§ Your task:
Quote exactly, and only, the lines from the one with "Rebuild this chart" down to the one with "Serif', 'Times New", both included.

** START OF Task inputs **

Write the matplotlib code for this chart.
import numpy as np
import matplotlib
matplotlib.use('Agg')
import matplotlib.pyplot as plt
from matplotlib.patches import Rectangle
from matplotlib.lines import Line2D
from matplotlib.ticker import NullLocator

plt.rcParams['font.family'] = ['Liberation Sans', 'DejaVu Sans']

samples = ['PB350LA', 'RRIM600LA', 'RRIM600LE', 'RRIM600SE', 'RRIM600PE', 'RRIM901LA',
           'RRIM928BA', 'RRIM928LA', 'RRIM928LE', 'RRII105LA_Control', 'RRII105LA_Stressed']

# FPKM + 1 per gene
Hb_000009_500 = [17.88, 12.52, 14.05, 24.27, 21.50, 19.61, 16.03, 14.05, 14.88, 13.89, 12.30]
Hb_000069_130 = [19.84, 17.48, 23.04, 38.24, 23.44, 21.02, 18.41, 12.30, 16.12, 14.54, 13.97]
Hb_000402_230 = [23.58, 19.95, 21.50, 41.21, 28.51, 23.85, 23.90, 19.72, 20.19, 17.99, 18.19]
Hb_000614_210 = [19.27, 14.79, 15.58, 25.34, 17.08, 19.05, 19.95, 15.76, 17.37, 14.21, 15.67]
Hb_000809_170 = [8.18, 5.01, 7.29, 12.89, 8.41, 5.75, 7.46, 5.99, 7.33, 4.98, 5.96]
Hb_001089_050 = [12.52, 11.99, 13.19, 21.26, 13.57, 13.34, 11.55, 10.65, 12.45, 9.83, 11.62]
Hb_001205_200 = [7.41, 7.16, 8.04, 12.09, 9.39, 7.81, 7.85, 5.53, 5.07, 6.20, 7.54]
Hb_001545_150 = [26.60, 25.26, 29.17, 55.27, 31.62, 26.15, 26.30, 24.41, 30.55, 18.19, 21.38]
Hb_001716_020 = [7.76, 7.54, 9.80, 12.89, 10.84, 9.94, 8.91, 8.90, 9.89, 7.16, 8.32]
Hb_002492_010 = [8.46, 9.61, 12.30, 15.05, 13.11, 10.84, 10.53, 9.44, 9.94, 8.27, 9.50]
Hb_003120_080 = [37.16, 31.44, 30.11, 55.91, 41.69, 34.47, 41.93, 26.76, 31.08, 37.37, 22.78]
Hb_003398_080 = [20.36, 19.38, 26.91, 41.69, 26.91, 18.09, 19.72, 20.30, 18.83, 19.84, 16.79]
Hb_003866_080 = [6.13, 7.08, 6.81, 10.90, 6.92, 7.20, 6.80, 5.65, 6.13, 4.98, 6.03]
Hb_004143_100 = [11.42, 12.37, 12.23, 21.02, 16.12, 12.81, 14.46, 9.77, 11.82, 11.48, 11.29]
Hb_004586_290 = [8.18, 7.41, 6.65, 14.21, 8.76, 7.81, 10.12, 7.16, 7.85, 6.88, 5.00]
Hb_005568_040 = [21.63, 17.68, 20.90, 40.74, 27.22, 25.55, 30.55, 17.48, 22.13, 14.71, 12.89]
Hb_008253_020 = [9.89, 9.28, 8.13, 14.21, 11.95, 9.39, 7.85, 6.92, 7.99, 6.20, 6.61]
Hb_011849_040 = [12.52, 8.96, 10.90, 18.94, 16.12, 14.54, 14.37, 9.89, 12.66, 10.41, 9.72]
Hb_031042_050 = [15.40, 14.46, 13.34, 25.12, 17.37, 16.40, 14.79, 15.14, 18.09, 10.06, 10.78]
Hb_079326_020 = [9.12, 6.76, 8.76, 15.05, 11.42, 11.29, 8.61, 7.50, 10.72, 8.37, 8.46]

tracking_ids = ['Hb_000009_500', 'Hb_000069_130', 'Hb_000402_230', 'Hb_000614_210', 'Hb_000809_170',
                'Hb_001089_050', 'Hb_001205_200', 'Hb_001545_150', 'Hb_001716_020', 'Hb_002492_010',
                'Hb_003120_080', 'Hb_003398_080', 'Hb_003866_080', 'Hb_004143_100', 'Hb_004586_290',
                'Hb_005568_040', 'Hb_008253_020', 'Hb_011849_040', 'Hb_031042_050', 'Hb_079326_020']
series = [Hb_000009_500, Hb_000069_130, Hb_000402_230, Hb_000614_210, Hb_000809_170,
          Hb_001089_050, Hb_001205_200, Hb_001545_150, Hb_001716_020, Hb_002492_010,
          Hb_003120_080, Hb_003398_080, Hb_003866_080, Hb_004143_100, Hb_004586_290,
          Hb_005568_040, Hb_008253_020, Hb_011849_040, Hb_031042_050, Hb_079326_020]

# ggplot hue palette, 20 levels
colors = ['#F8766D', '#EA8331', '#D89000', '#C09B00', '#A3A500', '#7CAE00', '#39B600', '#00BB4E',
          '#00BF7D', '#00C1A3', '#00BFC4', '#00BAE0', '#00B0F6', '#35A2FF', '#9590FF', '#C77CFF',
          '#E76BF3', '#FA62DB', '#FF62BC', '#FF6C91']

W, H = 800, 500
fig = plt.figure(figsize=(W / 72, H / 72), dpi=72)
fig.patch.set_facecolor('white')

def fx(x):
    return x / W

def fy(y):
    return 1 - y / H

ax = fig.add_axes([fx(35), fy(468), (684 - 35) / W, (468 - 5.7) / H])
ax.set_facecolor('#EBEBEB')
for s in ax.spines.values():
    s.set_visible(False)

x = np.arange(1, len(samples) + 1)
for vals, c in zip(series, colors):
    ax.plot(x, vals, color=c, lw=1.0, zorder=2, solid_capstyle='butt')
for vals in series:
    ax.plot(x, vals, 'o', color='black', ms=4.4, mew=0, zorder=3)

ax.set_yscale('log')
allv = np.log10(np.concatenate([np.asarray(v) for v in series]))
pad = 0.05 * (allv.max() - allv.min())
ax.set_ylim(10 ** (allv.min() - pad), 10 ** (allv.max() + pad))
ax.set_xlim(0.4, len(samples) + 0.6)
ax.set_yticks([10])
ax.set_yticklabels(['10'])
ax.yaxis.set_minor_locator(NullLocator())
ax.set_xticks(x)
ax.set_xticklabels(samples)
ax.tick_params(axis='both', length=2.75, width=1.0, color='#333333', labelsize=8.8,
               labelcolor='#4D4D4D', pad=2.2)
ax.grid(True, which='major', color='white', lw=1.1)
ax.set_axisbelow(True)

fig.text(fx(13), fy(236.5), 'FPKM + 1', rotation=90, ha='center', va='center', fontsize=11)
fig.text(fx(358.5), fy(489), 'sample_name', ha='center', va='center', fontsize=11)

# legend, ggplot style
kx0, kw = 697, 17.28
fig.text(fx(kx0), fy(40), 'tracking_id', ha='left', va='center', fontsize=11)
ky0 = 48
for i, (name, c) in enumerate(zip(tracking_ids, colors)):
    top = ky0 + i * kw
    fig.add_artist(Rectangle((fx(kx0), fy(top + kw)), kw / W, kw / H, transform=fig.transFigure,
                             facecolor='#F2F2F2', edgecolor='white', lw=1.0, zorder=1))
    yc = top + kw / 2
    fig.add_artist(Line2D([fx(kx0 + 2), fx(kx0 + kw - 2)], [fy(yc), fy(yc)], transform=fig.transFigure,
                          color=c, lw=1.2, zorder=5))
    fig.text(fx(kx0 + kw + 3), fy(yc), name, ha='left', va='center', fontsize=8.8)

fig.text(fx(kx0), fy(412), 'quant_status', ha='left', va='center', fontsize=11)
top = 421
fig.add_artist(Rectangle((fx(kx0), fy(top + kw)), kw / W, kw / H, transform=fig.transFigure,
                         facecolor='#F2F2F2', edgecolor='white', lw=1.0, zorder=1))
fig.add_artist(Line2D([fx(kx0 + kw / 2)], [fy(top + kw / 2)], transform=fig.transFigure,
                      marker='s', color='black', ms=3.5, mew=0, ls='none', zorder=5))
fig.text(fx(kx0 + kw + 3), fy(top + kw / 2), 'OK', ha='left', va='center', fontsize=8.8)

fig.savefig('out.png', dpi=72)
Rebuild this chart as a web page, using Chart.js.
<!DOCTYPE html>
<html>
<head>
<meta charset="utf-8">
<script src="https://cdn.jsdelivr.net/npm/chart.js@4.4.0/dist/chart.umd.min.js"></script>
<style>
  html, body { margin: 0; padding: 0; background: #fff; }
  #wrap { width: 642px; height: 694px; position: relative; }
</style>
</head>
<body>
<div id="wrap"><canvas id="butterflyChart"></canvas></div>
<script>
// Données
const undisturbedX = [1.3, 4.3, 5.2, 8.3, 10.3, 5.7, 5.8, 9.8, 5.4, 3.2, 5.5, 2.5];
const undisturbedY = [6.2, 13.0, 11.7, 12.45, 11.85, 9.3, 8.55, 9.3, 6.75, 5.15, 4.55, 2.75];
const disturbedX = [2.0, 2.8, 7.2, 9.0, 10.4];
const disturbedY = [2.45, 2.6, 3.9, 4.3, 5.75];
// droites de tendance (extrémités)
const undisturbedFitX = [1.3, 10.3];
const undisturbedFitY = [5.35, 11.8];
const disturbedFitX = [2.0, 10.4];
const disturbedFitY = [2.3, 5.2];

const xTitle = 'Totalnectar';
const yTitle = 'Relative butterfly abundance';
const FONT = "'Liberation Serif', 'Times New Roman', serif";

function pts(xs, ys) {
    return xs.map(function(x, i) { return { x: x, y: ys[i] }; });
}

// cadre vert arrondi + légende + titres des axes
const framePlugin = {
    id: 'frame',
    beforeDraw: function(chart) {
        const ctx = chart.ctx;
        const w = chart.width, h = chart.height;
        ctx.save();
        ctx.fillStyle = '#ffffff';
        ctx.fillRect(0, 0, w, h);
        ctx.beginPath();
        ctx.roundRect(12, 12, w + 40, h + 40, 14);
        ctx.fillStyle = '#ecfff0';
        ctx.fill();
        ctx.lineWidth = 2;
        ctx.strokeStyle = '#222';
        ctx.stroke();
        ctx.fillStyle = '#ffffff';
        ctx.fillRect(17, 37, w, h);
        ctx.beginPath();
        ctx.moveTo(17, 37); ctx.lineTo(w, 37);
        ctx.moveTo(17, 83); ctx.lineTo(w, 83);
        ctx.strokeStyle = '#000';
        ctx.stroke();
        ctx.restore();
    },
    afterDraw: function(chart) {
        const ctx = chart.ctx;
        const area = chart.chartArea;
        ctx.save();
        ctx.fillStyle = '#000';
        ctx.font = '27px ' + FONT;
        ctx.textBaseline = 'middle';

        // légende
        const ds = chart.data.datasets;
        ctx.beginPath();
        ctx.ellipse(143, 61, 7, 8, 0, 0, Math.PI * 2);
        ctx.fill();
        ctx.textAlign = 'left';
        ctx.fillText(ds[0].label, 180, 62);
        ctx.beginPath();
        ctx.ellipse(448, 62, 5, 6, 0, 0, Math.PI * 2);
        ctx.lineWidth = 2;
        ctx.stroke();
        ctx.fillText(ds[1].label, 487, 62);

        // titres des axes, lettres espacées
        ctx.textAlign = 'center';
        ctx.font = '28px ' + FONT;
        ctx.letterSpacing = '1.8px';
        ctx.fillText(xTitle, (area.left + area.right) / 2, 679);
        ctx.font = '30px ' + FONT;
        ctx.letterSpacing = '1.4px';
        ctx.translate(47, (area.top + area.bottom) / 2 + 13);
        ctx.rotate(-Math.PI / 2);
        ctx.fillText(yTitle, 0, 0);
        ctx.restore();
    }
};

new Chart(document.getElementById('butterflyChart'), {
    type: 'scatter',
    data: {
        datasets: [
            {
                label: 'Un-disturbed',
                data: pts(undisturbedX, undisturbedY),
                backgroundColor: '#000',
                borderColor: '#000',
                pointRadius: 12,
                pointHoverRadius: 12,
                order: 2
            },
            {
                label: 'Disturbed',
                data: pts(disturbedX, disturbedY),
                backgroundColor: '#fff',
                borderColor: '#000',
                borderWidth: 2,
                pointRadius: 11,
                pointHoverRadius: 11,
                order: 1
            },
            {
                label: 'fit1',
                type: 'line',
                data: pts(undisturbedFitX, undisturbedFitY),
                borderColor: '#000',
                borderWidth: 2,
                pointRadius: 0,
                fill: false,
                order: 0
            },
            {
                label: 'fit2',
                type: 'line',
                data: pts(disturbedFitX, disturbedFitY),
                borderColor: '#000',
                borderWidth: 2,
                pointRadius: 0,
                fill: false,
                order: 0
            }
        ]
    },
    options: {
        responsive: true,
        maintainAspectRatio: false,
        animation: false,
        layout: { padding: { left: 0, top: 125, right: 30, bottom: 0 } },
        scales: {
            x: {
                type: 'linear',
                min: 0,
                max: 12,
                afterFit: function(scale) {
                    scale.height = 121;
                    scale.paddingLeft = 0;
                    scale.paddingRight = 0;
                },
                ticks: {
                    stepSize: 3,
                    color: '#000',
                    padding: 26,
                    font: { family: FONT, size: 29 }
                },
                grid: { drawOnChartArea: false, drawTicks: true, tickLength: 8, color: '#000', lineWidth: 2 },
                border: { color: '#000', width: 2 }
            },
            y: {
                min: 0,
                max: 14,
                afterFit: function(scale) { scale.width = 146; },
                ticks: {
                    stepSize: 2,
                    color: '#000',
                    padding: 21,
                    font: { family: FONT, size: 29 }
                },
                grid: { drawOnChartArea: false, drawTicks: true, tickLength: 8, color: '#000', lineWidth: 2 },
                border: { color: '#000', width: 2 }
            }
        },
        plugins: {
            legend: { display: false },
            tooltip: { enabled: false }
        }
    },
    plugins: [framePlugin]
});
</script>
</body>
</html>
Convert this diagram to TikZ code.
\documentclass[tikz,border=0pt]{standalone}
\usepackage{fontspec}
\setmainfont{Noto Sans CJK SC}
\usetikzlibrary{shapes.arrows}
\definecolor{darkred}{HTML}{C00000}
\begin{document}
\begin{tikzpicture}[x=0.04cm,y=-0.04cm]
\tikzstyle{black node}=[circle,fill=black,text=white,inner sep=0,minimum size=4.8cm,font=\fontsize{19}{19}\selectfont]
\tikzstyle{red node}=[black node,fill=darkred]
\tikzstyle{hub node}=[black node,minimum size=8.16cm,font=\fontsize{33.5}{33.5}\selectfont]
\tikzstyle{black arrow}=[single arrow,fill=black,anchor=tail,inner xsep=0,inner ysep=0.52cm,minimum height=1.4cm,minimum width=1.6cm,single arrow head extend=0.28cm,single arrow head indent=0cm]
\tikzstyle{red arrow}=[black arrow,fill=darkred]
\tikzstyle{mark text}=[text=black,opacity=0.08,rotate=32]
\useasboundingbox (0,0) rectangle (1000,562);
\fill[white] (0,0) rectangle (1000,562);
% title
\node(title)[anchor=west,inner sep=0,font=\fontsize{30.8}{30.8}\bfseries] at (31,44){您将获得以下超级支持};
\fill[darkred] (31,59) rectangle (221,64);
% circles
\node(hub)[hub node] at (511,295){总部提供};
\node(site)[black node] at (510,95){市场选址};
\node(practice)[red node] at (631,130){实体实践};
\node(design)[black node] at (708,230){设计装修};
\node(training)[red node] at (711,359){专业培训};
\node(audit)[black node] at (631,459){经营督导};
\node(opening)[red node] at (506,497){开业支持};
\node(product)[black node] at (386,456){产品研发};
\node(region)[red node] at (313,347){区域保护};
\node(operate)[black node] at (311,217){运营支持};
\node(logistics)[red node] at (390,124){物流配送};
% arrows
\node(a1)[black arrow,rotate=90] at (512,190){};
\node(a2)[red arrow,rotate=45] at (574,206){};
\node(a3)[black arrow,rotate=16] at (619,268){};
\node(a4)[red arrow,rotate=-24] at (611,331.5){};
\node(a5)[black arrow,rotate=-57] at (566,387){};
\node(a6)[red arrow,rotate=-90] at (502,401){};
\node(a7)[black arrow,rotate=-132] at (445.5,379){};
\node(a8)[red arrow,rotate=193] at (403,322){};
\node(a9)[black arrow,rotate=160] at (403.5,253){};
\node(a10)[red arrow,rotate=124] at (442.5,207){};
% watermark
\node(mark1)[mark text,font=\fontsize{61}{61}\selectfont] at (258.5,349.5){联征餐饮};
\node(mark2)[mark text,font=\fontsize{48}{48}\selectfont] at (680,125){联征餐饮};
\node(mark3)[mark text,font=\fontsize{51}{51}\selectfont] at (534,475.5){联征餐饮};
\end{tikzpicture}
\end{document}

** END OF Task inputs **

§ Task solution:
Rebuild this chart as a web page, using Chart.js.
<!DOCTYPE html>
<html>
<head>
<meta charset="utf-8">
<script src="https://cdn.jsdelivr.net/npm/chart.js@4.4.0/dist/chart.umd.min.js"></script>
<style>
  html, body { margin: 0; padding: 0; background: #fff; }
  #wrap { width: 642px; height: 694px; position: relative; }
</style>
</head>
<body>
<div id="wrap"><canvas id="butterflyChart"></canvas></div>
<script>
// Données
const undisturbedX = [1.3, 4.3, 5.2, 8.3, 10.3, 5.7, 5.8, 9.8, 5.4, 3.2, 5.5, 2.5];
const undisturbedY = [6.2, 13.0, 11.7, 12.45, 11.85, 9.3, 8.55, 9.3, 6.75, 5.15, 4.55, 2.75];
const disturbedX = [2.0, 2.8, 7.2, 9.0, 10.4];
const disturbedY = [2.45, 2.6, 3.9, 4.3, 5.75];
// droites de tendance (extrémités)
const undisturbedFitX = [1.3, 10.3];
const undisturbedFitY = [5.35, 11.8];
const disturbedFitX = [2.0, 10.4];
const disturbedFitY = [2.3, 5.2];

const xTitle = 'Totalnectar';
const yTitle = 'Relative butterfly abundance';
const FONT = "'Liberation Serif', 'Times New Roman', serif";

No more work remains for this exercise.